§ **TASK INSTRUCTIONS**:
Repeat everything from the first line of the listing below through the line that contains "my33e_err = [0.05, 0.13, 0.12, 0.10, 0.13, 0.10, 0.12]", exactly. Leave out pictures.

§ **DATASET CONTENT**:
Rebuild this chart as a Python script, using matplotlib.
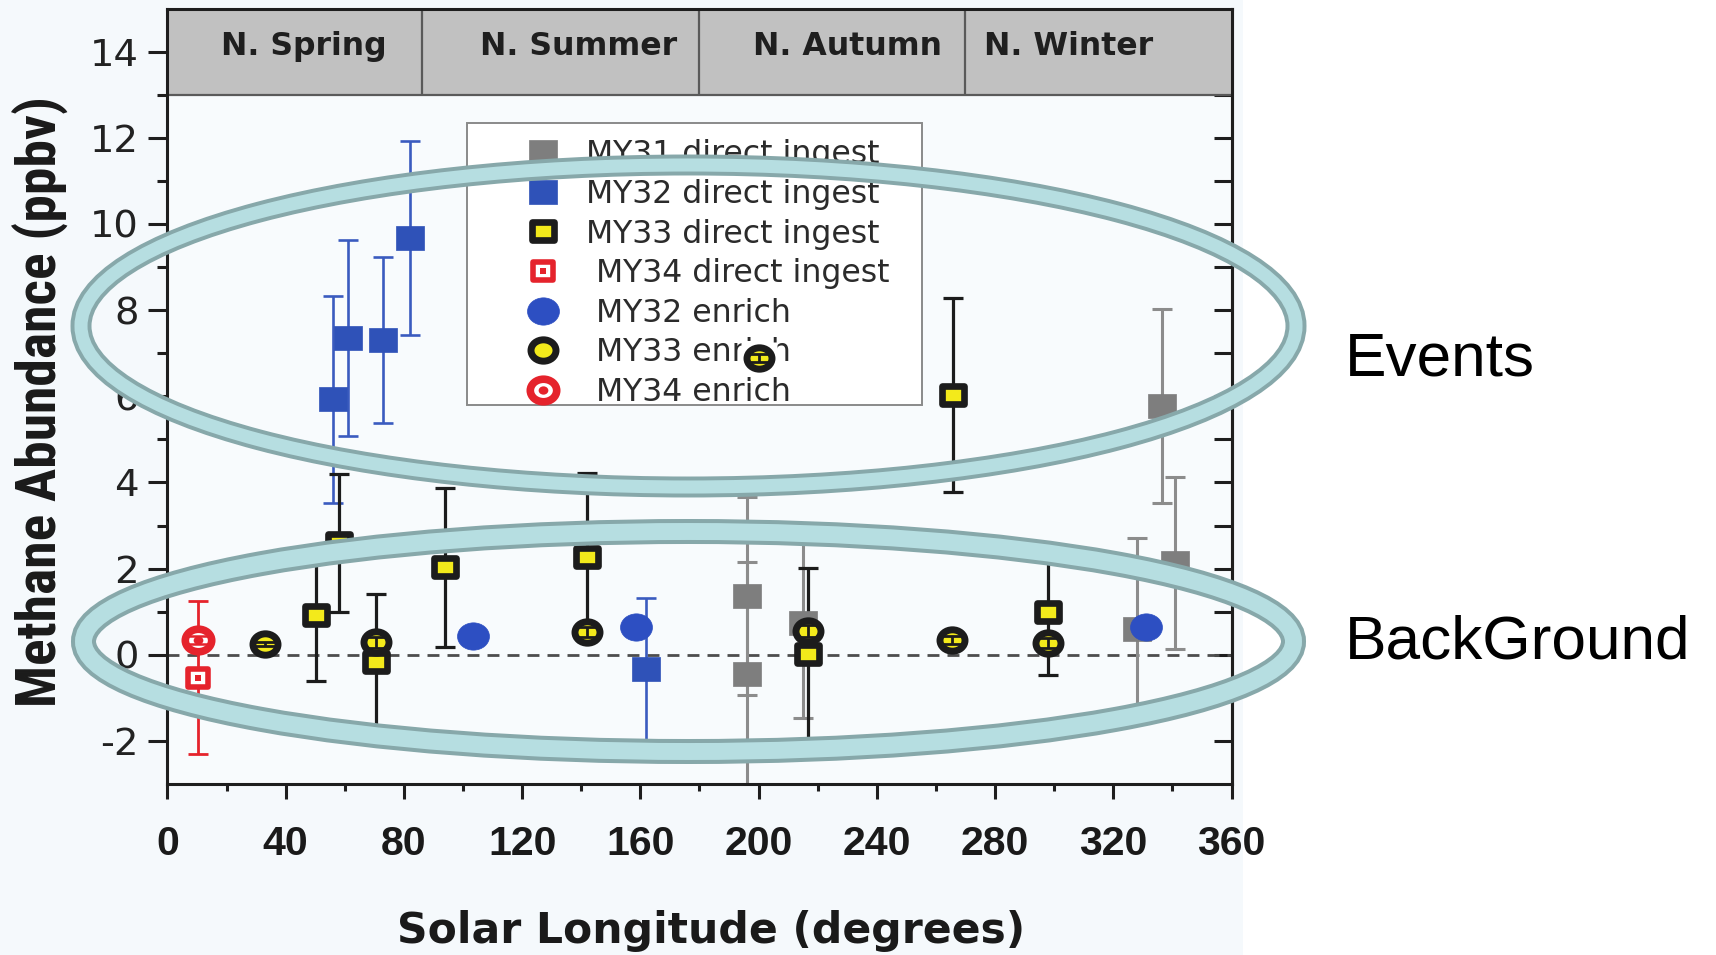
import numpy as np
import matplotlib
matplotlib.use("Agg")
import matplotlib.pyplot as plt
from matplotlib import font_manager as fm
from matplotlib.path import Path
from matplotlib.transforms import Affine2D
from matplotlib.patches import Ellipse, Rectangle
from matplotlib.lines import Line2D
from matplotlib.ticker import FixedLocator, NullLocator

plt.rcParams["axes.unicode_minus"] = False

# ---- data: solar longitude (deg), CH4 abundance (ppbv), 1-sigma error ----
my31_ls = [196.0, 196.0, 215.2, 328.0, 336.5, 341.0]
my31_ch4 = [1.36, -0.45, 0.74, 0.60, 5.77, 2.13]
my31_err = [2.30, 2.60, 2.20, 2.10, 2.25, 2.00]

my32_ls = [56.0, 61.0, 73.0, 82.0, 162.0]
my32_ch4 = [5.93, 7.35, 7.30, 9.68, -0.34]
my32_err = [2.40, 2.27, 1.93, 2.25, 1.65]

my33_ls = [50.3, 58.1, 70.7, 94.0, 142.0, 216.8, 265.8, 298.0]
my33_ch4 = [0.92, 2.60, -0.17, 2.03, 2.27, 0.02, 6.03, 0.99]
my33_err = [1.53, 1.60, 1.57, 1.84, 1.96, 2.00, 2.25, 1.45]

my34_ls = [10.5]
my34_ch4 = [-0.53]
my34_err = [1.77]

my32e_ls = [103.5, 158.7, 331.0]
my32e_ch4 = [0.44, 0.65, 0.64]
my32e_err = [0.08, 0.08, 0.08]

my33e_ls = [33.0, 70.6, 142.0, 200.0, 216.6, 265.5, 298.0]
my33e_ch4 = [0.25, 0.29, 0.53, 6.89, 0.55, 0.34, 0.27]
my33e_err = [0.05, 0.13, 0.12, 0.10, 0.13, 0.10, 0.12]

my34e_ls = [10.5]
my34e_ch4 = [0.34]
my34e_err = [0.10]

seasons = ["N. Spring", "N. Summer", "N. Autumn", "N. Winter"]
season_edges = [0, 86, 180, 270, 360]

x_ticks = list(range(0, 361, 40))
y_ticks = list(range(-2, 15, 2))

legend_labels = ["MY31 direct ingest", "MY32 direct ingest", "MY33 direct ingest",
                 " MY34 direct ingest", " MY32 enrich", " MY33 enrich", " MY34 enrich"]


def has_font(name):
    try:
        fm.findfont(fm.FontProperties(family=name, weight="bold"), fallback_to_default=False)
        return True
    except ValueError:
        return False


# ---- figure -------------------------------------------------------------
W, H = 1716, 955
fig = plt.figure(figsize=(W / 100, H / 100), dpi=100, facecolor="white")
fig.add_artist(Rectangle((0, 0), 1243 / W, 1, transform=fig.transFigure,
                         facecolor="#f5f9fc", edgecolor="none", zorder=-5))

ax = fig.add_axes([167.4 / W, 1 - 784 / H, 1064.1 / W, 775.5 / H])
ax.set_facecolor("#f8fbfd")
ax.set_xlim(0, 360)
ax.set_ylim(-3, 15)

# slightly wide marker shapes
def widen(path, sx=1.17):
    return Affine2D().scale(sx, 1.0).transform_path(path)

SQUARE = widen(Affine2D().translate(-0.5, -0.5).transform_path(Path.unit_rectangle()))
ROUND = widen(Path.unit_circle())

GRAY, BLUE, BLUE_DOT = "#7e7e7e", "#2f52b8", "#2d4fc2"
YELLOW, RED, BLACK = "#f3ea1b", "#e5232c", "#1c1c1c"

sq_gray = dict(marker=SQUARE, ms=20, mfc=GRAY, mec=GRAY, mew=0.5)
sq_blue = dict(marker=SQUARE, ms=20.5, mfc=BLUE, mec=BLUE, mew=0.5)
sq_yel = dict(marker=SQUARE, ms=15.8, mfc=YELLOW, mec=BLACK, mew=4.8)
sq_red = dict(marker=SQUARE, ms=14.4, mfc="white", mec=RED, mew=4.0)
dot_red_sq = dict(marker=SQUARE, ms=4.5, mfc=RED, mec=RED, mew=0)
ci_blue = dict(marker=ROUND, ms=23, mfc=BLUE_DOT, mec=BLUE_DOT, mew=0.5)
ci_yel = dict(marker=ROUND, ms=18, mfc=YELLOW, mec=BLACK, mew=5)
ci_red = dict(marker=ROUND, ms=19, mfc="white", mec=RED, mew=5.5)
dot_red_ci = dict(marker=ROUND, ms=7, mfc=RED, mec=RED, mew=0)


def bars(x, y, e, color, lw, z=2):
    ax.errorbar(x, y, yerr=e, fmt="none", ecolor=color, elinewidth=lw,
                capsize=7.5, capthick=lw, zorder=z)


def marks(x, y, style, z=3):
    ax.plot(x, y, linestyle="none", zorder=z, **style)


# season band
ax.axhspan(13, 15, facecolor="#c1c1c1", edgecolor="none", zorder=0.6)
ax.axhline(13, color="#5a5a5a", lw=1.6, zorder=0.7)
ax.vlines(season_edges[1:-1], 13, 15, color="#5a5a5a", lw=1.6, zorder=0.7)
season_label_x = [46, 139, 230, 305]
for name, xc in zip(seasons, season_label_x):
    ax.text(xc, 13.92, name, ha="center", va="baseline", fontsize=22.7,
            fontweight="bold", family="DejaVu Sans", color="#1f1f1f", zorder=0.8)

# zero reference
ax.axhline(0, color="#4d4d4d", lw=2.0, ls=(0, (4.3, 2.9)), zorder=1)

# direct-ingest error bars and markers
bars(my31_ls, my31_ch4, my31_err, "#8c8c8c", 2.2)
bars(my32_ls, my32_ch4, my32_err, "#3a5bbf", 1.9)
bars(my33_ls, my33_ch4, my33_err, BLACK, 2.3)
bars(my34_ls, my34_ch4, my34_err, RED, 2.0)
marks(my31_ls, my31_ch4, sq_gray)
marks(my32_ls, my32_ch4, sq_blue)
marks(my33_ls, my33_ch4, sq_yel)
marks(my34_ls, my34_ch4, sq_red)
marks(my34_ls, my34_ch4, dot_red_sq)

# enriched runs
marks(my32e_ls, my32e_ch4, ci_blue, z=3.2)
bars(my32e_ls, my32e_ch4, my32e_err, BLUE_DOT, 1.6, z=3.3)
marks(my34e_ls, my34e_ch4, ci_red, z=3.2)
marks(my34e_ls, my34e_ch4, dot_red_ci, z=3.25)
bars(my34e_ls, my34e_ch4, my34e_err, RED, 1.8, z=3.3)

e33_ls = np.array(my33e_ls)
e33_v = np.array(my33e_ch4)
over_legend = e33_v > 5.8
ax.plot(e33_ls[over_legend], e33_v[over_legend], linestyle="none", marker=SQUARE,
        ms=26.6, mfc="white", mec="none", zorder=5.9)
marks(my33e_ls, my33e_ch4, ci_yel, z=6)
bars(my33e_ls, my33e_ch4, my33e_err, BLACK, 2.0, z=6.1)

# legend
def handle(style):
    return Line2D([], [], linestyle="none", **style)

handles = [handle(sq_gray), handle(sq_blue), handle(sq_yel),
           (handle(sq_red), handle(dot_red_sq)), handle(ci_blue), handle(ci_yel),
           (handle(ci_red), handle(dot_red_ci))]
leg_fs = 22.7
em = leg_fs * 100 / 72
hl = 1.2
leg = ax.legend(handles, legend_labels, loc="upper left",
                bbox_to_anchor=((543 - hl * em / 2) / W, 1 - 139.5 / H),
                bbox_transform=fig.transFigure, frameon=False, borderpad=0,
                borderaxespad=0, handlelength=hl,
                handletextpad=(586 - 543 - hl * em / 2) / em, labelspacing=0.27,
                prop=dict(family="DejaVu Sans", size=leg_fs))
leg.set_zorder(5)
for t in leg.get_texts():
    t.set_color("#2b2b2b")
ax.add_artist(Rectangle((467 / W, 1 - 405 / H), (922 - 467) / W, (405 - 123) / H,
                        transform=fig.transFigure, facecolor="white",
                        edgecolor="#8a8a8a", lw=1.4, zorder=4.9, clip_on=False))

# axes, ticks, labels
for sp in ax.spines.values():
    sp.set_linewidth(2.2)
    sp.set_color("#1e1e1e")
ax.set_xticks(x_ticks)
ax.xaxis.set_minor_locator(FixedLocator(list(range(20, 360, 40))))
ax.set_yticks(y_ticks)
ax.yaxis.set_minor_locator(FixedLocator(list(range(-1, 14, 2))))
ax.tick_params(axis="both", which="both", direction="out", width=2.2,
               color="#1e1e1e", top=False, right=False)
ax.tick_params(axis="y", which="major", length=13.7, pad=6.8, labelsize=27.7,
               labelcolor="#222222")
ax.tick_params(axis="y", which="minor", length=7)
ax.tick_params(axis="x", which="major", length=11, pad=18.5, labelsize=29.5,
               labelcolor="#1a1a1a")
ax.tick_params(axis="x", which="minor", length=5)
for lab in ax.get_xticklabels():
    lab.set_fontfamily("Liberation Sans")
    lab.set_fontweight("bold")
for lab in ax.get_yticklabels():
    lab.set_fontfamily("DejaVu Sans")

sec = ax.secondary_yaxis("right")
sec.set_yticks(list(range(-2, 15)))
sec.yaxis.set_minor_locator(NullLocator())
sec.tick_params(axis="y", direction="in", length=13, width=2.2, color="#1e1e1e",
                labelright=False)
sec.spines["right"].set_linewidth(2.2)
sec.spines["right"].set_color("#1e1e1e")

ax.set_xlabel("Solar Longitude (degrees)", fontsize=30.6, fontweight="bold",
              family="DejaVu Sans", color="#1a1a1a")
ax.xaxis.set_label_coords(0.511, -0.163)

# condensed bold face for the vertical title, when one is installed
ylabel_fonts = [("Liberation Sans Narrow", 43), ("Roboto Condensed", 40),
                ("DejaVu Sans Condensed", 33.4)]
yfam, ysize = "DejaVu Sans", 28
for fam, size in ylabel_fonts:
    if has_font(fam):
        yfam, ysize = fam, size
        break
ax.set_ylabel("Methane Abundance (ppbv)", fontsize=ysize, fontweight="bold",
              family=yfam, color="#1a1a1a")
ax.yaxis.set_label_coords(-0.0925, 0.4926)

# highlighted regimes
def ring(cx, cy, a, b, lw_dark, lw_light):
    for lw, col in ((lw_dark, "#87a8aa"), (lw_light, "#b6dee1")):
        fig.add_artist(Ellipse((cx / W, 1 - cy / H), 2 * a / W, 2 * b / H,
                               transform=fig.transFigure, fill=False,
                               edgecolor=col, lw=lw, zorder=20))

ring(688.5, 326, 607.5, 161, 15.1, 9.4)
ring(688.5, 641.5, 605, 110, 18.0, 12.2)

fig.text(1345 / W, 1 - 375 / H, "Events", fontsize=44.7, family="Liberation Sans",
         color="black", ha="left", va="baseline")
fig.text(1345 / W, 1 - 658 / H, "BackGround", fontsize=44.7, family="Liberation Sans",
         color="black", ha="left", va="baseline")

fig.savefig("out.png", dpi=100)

§ **EXERCISE ANSWER**:
Rebuild this chart as a Python script, using matplotlib.
import numpy as np
import matplotlib
matplotlib.use("Agg")
import matplotlib.pyplot as plt
from matplotlib import font_manager as fm
from matplotlib.path import Path
from matplotlib.transforms import Affine2D
from matplotlib.patches import Ellipse, Rectangle
from matplotlib.lines import Line2D
from matplotlib.ticker import FixedLocator, NullLocator

plt.rcParams["axes.unicode_minus"] = False

# ---- data: solar longitude (deg), CH4 abundance (ppbv), 1-sigma error ----
my31_ls = [196.0, 196.0, 215.2, 328.0, 336.5, 341.0]
my31_ch4 = [1.36, -0.45, 0.74, 0.60, 5.77, 2.13]
my31_err = [2.30, 2.60, 2.20, 2.10, 2.25, 2.00]

my32_ls = [56.0, 61.0, 73.0, 82.0, 162.0]
my32_ch4 = [5.93, 7.35, 7.30, 9.68, -0.34]
my32_err = [2.40, 2.27, 1.93, 2.25, 1.65]

my33_ls = [50.3, 58.1, 70.7, 94.0, 142.0, 216.8, 265.8, 298.0]
my33_ch4 = [0.92, 2.60, -0.17, 2.03, 2.27, 0.02, 6.03, 0.99]
my33_err = [1.53, 1.60, 1.57, 1.84, 1.96, 2.00, 2.25, 1.45]

my34_ls = [10.5]
my34_ch4 = [-0.53]
my34_err = [1.77]

my32e_ls = [103.5, 158.7, 331.0]
my32e_ch4 = [0.44, 0.65, 0.64]
my32e_err = [0.08, 0.08, 0.08]

my33e_ls = [33.0, 70.6, 142.0, 200.0, 216.6, 265.5, 298.0]
my33e_ch4 = [0.25, 0.29, 0.53, 6.89, 0.55, 0.34, 0.27]
my33e_err = [0.05, 0.13, 0.12, 0.10, 0.13, 0.10, 0.12]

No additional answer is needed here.